Previous accounting measures required foresters to repay their emissions units in the event of a natural disaster.  The latest changes to the ETS remove the obligation to repay provided replanting is done within 4 years. 
Averaging accounting will be optional for forests registered under the ETS from 2019 and will be mandatory for forests registered from 2021 onwards.  It will not apply to forests registered under the ETS prior to 2019.
Industrial Allocation
There are currently 26 industrial activities within New Zealand that are eligible to receive free industrial allocation.  This allocation reduces their expenses under the ETS which provides an incentive for businesses not to go offshore.  These activities are estimated to be responsible for up to 14 percent of New Zealand’s greenhouse gas emissions.  From 2021, changes to the ETS will phase down the industrial allocation.  During the time period of 2021-2030, industrial allocation will be reduced at 1 percent per year.  The reduction will then increase to 2 percent from 2030-2041 and increase again to 3 percent from 2041-2050.
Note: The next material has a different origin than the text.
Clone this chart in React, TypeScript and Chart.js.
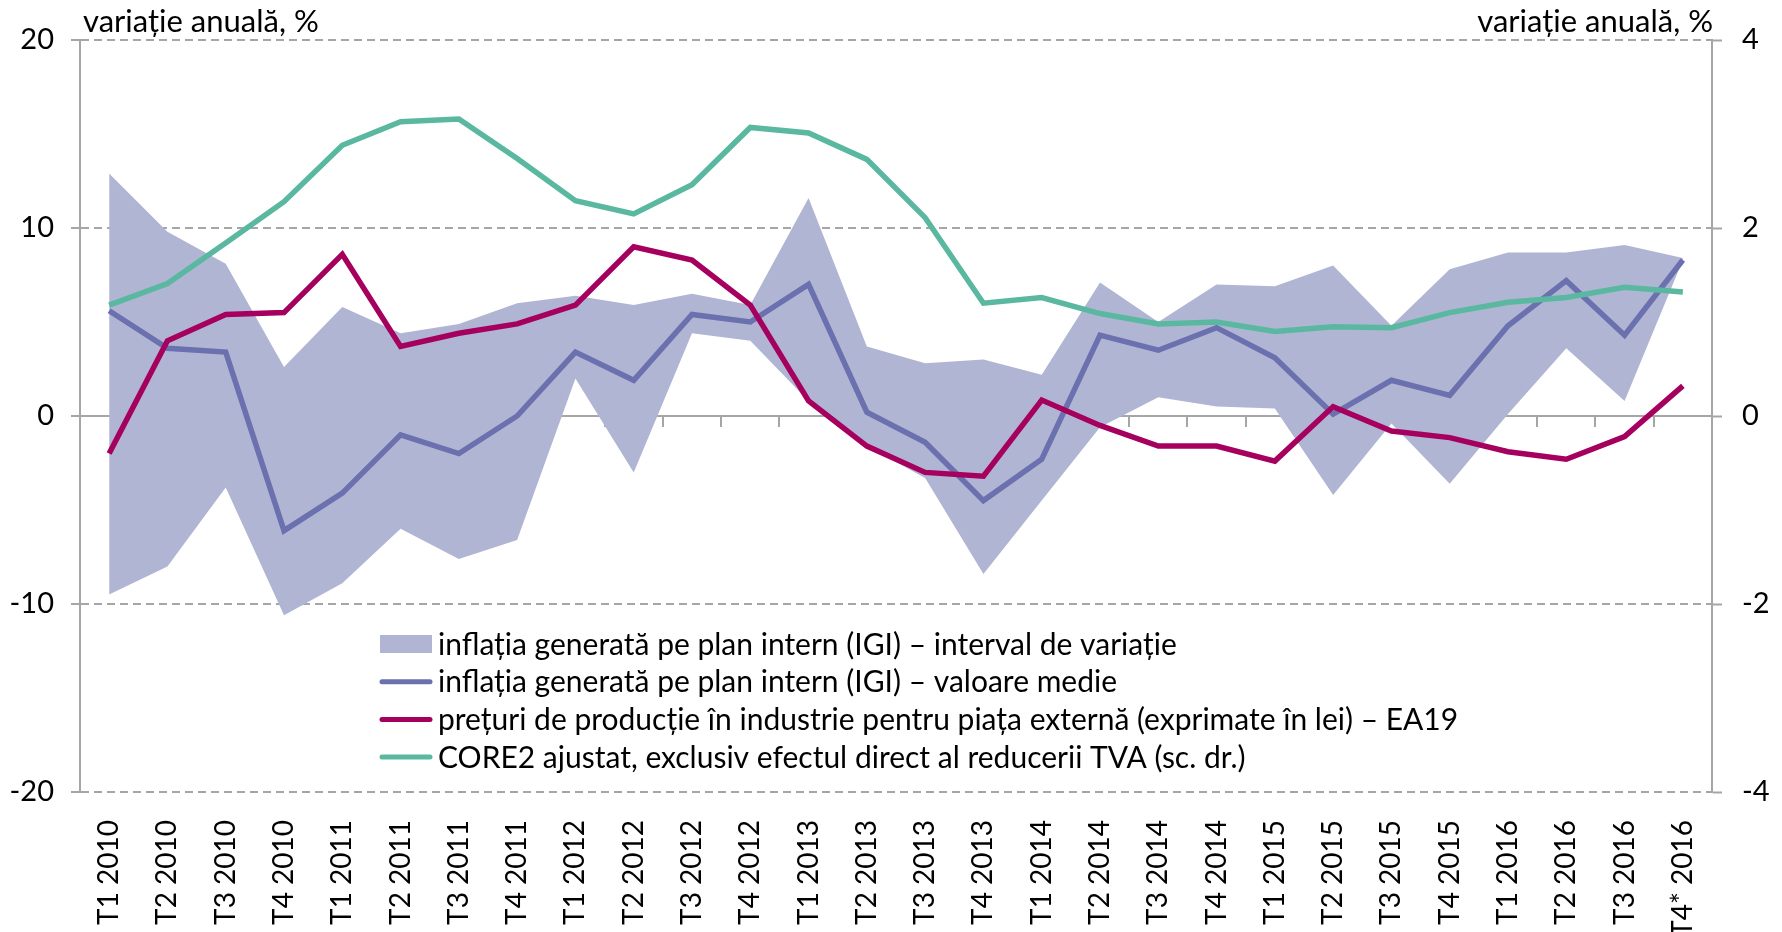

Industrial businesses will be encouraged to invest in clean energy alternatives that reduce emissions.  The Government has said it will review rates from 2031.
Cancellation and Replacement of Units  
There are currently privately held units issued from the Kyoto Protocol’s first commitment period (2008-2012).  The ETS now require these units to be cancelled and replaced with an equivalent number of New Zealand units.  Currently, a host country and the country buying the units could both claim a credit for the emission reductions.  Cancelling these units avoids double-counting.  The units will be cancelled on 30 November 2020.
Stand Down Period
Previously, forests planted after 1989 outside of the ETS (and some inside the ETS) could deforest and not be liable under the ETS.  If replanted, these forests would earn more units under the ETS and would therefore achieve a windfall.  This should be avoided since there is technically no increased benefit as the number of trees planted has not changed.
Changes to the ETS now create a “stand down period”.  If the described land is deforested, the land cannot be replanted (and joined to the ETS) for a period of time. 
The above recent changes to the ETS are aimed at more effectively capturing the purpose of the ETS.  The introduction of the stand down period and removal of industrial allocations create a more universally comprehensive scheme.  However, major industrial emitters will continue to point to the wider economic and fiscal implications of their becoming fully subject to the scheme (and lack of any net environmental benefit in a global context).  The issues here are indeed vexed.
The new averaging accounting regime favours foresters.  It improves the ETS’s flexibility and creates a more appealing system.  Forestry land can be replanted in different locations and foresters are also more adequately protected from natural disasters.  Encouragement to plant forestry must be met with a realistic scheme that recognises farming and forestry are not static or predictable.  Rotating land use enables farmers and foresters to productively work their land without ETS liabilities arising.  There are currently concerns over productive farm land being turned into forestry permanently.  It is arguable that workable farm land could be lost, reducing New Zealand’s agricultural industry.  The ability to convert forestry land back to farm or cropping land (with forestry planted elsewhere) helps address these concerns. 
Having an effective ETS helps New Zealand to more accurately monitor and work towards reducing its greenhouse gas emissions. These new changes take us one step further to reaching that goal.